[Stored items]
— Start —

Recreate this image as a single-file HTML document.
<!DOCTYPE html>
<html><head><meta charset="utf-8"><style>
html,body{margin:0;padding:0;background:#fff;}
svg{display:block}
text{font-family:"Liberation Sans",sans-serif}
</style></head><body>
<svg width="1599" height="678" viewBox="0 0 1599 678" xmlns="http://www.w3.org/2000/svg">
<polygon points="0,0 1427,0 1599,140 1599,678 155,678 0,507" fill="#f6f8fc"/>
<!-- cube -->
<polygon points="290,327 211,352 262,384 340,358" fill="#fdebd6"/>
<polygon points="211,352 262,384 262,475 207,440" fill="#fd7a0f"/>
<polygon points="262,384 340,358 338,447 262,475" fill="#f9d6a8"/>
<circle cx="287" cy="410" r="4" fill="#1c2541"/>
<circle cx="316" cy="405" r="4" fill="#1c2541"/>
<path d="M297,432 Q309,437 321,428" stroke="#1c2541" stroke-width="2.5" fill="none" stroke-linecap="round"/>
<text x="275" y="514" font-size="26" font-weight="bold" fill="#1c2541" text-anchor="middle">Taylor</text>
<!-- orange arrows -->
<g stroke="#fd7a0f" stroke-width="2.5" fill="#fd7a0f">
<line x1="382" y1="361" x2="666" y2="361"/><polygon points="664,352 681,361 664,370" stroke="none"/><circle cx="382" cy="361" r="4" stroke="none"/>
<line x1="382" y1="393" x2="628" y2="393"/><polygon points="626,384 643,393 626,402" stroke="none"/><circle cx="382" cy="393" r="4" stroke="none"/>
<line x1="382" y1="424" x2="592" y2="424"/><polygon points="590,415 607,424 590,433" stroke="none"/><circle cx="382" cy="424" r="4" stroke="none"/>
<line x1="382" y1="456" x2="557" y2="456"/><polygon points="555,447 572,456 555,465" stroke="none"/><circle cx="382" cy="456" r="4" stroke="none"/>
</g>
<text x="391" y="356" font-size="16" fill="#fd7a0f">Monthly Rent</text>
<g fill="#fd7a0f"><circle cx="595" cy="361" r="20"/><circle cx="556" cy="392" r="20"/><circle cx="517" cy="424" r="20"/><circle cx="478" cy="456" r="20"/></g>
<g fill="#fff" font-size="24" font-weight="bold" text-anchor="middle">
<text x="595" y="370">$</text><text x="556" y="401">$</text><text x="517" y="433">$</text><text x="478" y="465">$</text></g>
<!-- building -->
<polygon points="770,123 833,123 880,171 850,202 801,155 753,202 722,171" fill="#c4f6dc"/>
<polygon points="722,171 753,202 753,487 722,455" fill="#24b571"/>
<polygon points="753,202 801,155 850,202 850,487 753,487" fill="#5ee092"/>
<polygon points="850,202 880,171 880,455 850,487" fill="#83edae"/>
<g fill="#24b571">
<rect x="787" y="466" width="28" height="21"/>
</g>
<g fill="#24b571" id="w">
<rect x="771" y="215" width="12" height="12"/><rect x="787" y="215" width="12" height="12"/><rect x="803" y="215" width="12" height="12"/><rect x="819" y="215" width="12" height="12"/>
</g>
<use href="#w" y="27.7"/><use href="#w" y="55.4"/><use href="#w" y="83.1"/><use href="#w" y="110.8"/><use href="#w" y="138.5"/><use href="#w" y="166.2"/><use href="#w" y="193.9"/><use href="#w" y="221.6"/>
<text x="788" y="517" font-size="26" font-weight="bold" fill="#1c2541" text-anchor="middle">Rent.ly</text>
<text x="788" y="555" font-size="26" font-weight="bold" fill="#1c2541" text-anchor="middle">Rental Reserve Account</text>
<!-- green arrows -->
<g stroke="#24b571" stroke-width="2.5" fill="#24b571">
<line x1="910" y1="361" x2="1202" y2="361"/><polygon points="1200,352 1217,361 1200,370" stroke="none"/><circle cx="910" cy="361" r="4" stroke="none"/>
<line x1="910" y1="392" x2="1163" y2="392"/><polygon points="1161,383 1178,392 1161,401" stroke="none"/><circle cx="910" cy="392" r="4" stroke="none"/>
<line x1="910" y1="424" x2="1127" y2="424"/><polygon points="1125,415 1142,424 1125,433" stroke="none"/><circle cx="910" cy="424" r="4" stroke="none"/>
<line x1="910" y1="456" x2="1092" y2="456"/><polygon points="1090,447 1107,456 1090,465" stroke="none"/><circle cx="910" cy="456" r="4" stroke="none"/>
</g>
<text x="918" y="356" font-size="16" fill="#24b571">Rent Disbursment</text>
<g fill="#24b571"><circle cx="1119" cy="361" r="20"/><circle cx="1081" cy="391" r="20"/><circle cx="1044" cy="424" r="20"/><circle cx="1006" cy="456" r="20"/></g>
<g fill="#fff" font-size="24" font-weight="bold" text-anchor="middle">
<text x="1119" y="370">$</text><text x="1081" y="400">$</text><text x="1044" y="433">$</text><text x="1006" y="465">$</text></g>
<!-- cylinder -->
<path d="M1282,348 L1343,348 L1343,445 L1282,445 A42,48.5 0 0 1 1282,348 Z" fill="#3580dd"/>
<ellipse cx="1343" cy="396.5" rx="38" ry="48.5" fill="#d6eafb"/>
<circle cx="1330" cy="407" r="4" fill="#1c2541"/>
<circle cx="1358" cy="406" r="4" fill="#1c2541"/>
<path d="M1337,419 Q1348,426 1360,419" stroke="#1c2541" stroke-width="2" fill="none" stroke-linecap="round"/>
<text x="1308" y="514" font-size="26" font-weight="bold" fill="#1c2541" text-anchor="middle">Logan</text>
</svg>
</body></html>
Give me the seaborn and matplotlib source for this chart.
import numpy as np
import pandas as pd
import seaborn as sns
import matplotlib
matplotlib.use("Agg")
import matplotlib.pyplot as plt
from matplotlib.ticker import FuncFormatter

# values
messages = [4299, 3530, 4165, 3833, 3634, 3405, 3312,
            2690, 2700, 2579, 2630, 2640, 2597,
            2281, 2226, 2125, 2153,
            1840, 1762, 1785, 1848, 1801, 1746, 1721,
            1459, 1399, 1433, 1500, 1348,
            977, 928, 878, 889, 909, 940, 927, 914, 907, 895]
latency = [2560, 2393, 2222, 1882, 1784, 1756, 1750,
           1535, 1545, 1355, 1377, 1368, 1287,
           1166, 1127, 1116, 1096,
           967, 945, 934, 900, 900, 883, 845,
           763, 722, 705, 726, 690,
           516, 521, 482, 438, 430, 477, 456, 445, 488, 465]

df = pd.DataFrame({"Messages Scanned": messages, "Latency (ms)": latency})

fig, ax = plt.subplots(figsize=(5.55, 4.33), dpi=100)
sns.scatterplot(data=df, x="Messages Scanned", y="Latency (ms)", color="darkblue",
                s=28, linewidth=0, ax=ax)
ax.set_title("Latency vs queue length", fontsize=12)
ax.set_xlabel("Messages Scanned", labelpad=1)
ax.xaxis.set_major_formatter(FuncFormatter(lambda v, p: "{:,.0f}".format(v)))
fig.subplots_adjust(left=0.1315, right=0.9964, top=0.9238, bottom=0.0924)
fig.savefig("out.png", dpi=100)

— End —

[STATED GOAL] Both the line with "Give me the" and the line with "from matplotlib.ticker import FuncFormatter" belong in the answer; write them out exactly, with every line between.

[RESPONSE TO THE TASK]
Give me the seaborn and matplotlib source for this chart.
import numpy as np
import pandas as pd
import seaborn as sns
import matplotlib
matplotlib.use("Agg")
import matplotlib.pyplot as plt
from matplotlib.ticker import FuncFormatter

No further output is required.